Making the disclosure on the PM EXPRESS Business Edition, the Deputy Minister of Finance noted, the Ministry is now doing what can best be described as targeted stakeholder engagement to get the “buy in” of all the “relevant actors” in the economic space .
“This engagement is being done just like what we do before budget presentations” he said, rejecting arguments that the engagement should have been structured like the Senchi consensus format.
The Enhanced Domestic Programme (EDP) is a 3-year fast-tracked macroeconomic stabilization programme that seeks to restore policy credibility and achieve fiscal and debt sustainability.
The programme is heavily driven by a mix of robust structural reforms and revenue, expenditure, and financing policies.
The Enhanced Domestic Economic Programme seeks to achieve the following objectives:
- Improve the credibility of government policy and restore investor confidence in the economy, thereby, regaining market access, boosting DP disbursements, and unlocking other financing sources;
- Restore debt sustainability and macroeconomic stability to support green growth, economic transformation and job creation while protecting social spending;
- Strengthen the Central Bank’s Monetary Policy Regime; and build buffers to strengthen resilience to economic shocks
The Deputy Minister of Finance also rejected arguments that government is dragging its feet when it comes to reaching an agreement with the IMF because of the expected tough conditions.
“There has been serious engagement with the IMF over the past month and there is no way anyone can argue that we are not committed to reaching a deal soon with the IMF.”
“The Minister of Finance, Mr. Ken Ofori-Atta, during his recent visit to the USA, met with the Managing Director of the IMF on some issues concerning Ghana’s programme with the Fund.
“President Akufo Addo during his recent trip to Netherlands, met with the Managing Director of the IMF for some engagements. During that meeting, the President did affirm his commitment to the programme,” the Deputy Minister added.
Dr. Kumah also revealed that there has been some engagements via video conferencing as well as the recent visit by the new Mission Chief to Ghana.
“You cannot look at all these developments and conclude that Ghana is not committed to and IMF Programme,” the Deputy Minister of Finance stressed.
The Deputy Minister of Finance also confirmed that government has started taking steps to restructure the country’s debt stock. He was however tight-lipped on the approach or the format being used to deal with the situation.

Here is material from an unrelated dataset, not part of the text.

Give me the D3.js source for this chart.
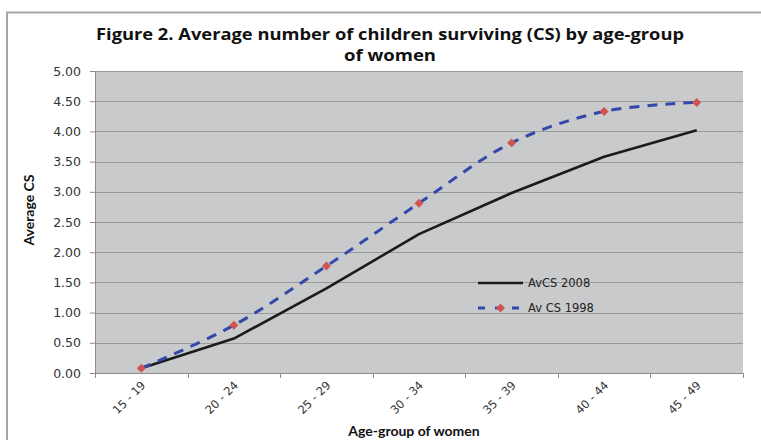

He added that as a government, “we are committed to taking those though measures to deal with the current challenges facing the economy.”
The move, sources say has been influenced by proposals from the IMF for government to submit a plan on how it intends to deal with the debt situation as one of the pre-conditions before negotiations for the Fund programme starts in the last week of September.
On revenue mobilization, the Deputy Minister of Finance noted that Government is taking steps to ensure that it meets the end of year target as announced in the 2022 budget. According to governments’ 2022 budget, the country is hoping to mobilise GHC100.5 billion by the end of this year.
This was however revised downward in the Mid-Year review. However, its fiscal numbers for June this year showed that it has been able to secure GHC37 billion as against the target of GHC43 billion.
The Deputy Minister also announced that other measures being implemented, will improve the situation in the coming months. Dr. Kumah added that despite the recent concerns with the E-Levy, he is very optimistic that things will improve going forward.